Fortunately, in a new interview with Gamasutra, Respawn Entertainment’s network engineer Jon Shiring and community manager Abbie Heppe hope to answer those reservations, by explaining the motivation behind Titanfall‘s anti-cheat system and its effect on the game.
The main force behind Respawn’s anti-cheat systems is the middleware product Fairfight – also used in Battlefield 4 – which Respawn seems pretty taken with:
I think they have a great product and they’ve given me nothing but confidence in it. I have yet to see any false reporting of cheaters in it. Battlefield has been using it with great success as well.
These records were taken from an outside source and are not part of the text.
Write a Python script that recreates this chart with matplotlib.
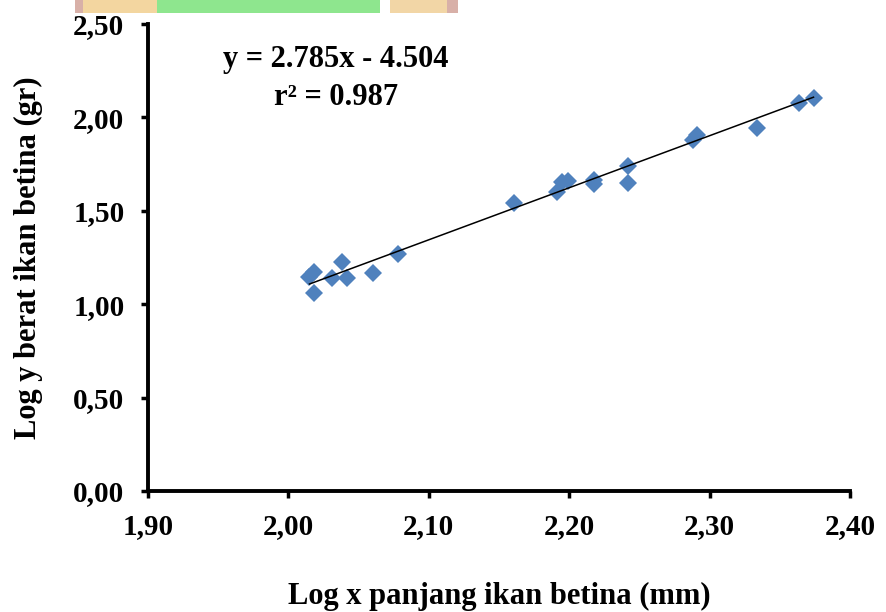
import matplotlib.pyplot as plt
import matplotlib.patches as mpatches
import numpy as np

# log panjang (x) dan log berat (y) ikan betina
log_panjang = [2.015, 2.018, 2.018, 2.031, 2.038, 2.042, 2.060, 2.078,
               2.161, 2.191, 2.195, 2.199, 2.218, 2.218, 2.242, 2.242,
               2.288, 2.291, 2.334, 2.364, 2.374]
log_berat = [1.147, 1.061, 1.170, 1.141, 1.225, 1.141, 1.168, 1.270,
             1.540, 1.600, 1.656, 1.660, 1.667, 1.645, 1.740, 1.650,
             1.880, 1.905, 1.945, 2.075, 2.105]
slope, intercept = 2.785, -4.504
xticks = [1.90, 2.00, 2.10, 2.20, 2.30, 2.40]
yticks = [0.00, 0.50, 1.00, 1.50, 2.00, 2.50]

plt.rcParams['font.family'] = ['Liberation Serif', 'DejaVu Serif']
plt.rcParams['font.weight'] = 'bold'

fig = plt.figure(figsize=(8.87, 6.12), dpi=100)
ax = fig.add_axes([0.1669, 0.1977, 0.7914, 0.7633])

xl = np.array([min(log_panjang), max(log_panjang)])
ax.plot(xl, slope * xl + intercept, color='black', lw=1.1, zorder=3)
ax.plot(log_panjang, log_berat, 'D', color='#4F81BD', markersize=9,
        markeredgewidth=0, zorder=2)

ax.set_xlim(1.90, 2.40)
ax.set_ylim(0, 2.5)
ax.set_xticks(xticks)
ax.set_yticks(yticks)
ax.set_xticklabels([f'{v:.2f}'.replace('.', ',') for v in xticks])
ax.set_yticklabels([f'{v:.2f}'.replace('.', ',') for v in yticks])
ax.tick_params(labelsize=21, width=2.5, length=5, direction='out')
ax.tick_params(axis='y', pad=12)
ax.tick_params(axis='x', pad=11)

for s in ['top', 'right']:
    ax.spines[s].set_visible(False)
for s in ['left', 'bottom']:
    ax.spines[s].set_linewidth(2.8)

ax.set_xlabel('Log x panjang ikan betina (mm)', fontsize=22, fontweight='bold', labelpad=30)
ax.set_ylabel('Log y berat ikan betina (gr)', fontsize=22, fontweight='bold', labelpad=22)

ax.text(0.268, 0.923, 'y = 2.785x - 4.504', transform=ax.transAxes,
        ha='center', va='center', fontsize=22, fontweight='bold')
ax.text(0.268, 0.842, 'r² = 0.987', transform=ax.transAxes,
        ha='center', va='center', fontsize=22, fontweight='bold')

# potongan warna dari dokumen asli di tepi atas
W, H = 887, 612
for x0, x1, c in [(75, 83, '#D8B0A8'), (83, 157, '#F3D6A0'), (157, 380, '#8EE68E'),
                  (390, 447, '#F2D6A6'), (447, 458, '#D8B0A8')]:
    fig.patches.append(mpatches.Rectangle((x0 / W, 1 - 13 / H), (x1 - x0) / W, 13 / H,
                                          transform=fig.transFigure, color=c, lw=0))

fig.savefig('out.png', dpi=100)
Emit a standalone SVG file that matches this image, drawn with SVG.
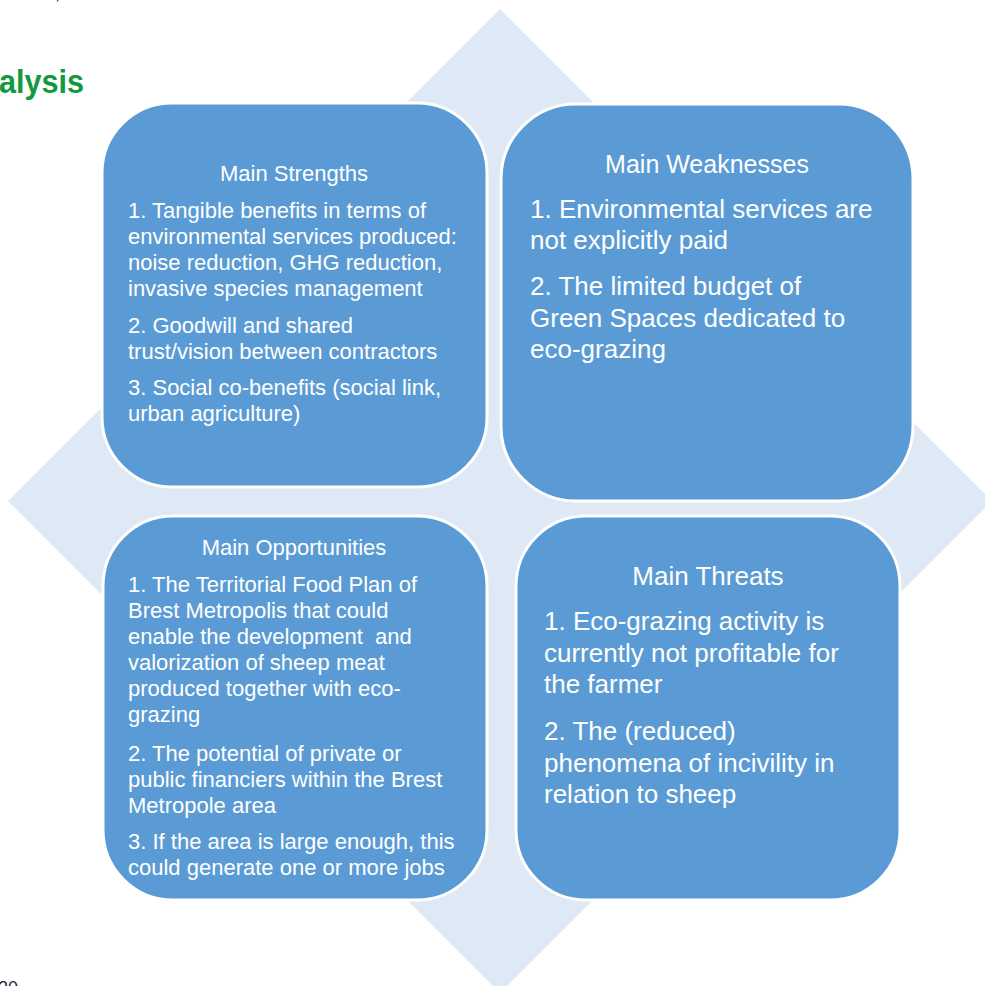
<svg xmlns="http://www.w3.org/2000/svg" width="985" height="986" viewBox="0 0 985 986">
<style>
.box{fill:#5B9BD5;stroke:#FFFFFF;stroke-width:3}
.t{font-family:"Liberation Sans",Arial,sans-serif;fill:#FFFFFF;white-space:pre}
.s22{font-size:22px}
.s26{font-size:26px}
.h{text-anchor:middle}
</style>
<rect width="985" height="986" fill="#FFFFFF"/>
<text x="55" y="-1" font-family="Liberation Sans,Arial,sans-serif" font-size="18" fill="#222222">,</text>
<text x="-1" y="93" font-family="Liberation Sans,Arial,sans-serif" font-size="33" font-weight="bold" fill="#12993F" textLength="85" lengthAdjust="spacingAndGlyphs">alysis</text>
<text x="-2" y="994" font-family="Liberation Sans,Arial,sans-serif" font-size="18" fill="#1F2940">20</text>
<polygon id="diamond" points="500,9 992,501 500,993 8,501" fill="#DEE9F5"/>
<g id="strengths">
<rect class="box" x="102" y="103" width="385" height="384" rx="70" ry="70"/>
<text class="t s22 h" x="294" y="181">Main Strengths</text>
<text class="t s22" x="128" y="218">1. Tangible benefits in terms of</text>
<text class="t s22" x="128" y="244">environmental services produced:</text>
<text class="t s22" x="128" y="270">noise reduction, GHG reduction,</text>
<text class="t s22" x="128" y="296">invasive species management</text>
<text class="t s22" x="128" y="333">2. Goodwill and shared</text>
<text class="t s22" x="128" y="359">trust/vision between contractors</text>
<text class="t s22" x="128" y="395">3. Social co-benefits (social link,</text>
<text class="t s22" x="128" y="421">urban agriculture)</text>
</g>
<g id="weaknesses">
<rect class="box" x="501" y="104" width="412" height="397" rx="75" ry="75"/>
<text class="t h" x="707" y="173" font-size="25">Main Weaknesses</text>
<text class="t s26" x="530" y="218">1. Environmental services are</text>
<text class="t s26" x="530" y="249">not explicitly paid</text>
<text class="t s26" x="530" y="295">2. The limited budget of</text>
<text class="t s26" x="530" y="327">Green Spaces dedicated to</text>
<text class="t s26" x="530" y="358">eco-grazing</text>
</g>
<g id="opportunities">
<rect class="box" x="103" y="516" width="384" height="384" rx="70" ry="70"/>
<text class="t s22 h" x="294" y="555">Main Opportunities</text>
<text class="t s22" x="128" y="592">1. The Territorial Food Plan of</text>
<text class="t s22" x="128" y="618">Brest Metropolis that could</text>
<text class="t s22" x="128" y="644">enable the development&#160; and</text>
<text class="t s22" x="128" y="670">valorization of sheep meat</text>
<text class="t s22" x="128" y="696">produced together with eco-</text>
<text class="t s22" x="128" y="722">grazing</text>
<text class="t s22" x="128" y="761">2. The potential of private or</text>
<text class="t s22" x="128" y="787">public financiers within the Brest</text>
<text class="t s22" x="128" y="813">Metropole area</text>
<text class="t s22" x="128" y="849">3. If the area is large enough, this</text>
<text class="t s22" x="128" y="875">could generate one or more jobs</text>
</g>
<g id="threats">
<rect class="box" x="516" y="516" width="384" height="384" rx="70" ry="70"/>
<text class="t s26 h" x="708" y="585">Main Threats</text>
<text class="t s26" x="544" y="630">1. Eco-grazing activity is</text>
<text class="t s26" x="544" y="662">currently not profitable for</text>
<text class="t s26" x="544" y="693">the farmer</text>
<text class="t s26" x="544" y="740">2. The (reduced)</text>
<text class="t s26" x="544" y="772">phenomena of incivility in</text>
<text class="t s26" x="544" y="803">relation to sheep</text>
</g>
<g id="connectors"></g>
</svg>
I feel like the subtext to this is a question I get asked a lot: “Will I get banned for exploiting bugs or glitches in the game?” No, we’re careful to look at each cheating scenario and see if it’s a bug, a cheat, or just an unexpected use of the game.
In some cases they are really rare bugs, and we don’t punish the players for that — we’ve spent considerable time investigating those to see how they could happen. In many cases, we can fix it with a server patch so the bug just goes away.
We feel pretty confident that we can only flag players who are actually cheating.
The rest of the interview is well worth reading too, particularly if you’re interested in how cheating effects game design. I really wish I could find a video of Titanfall cheats going at it though, that sounds like it would be awesome to watch.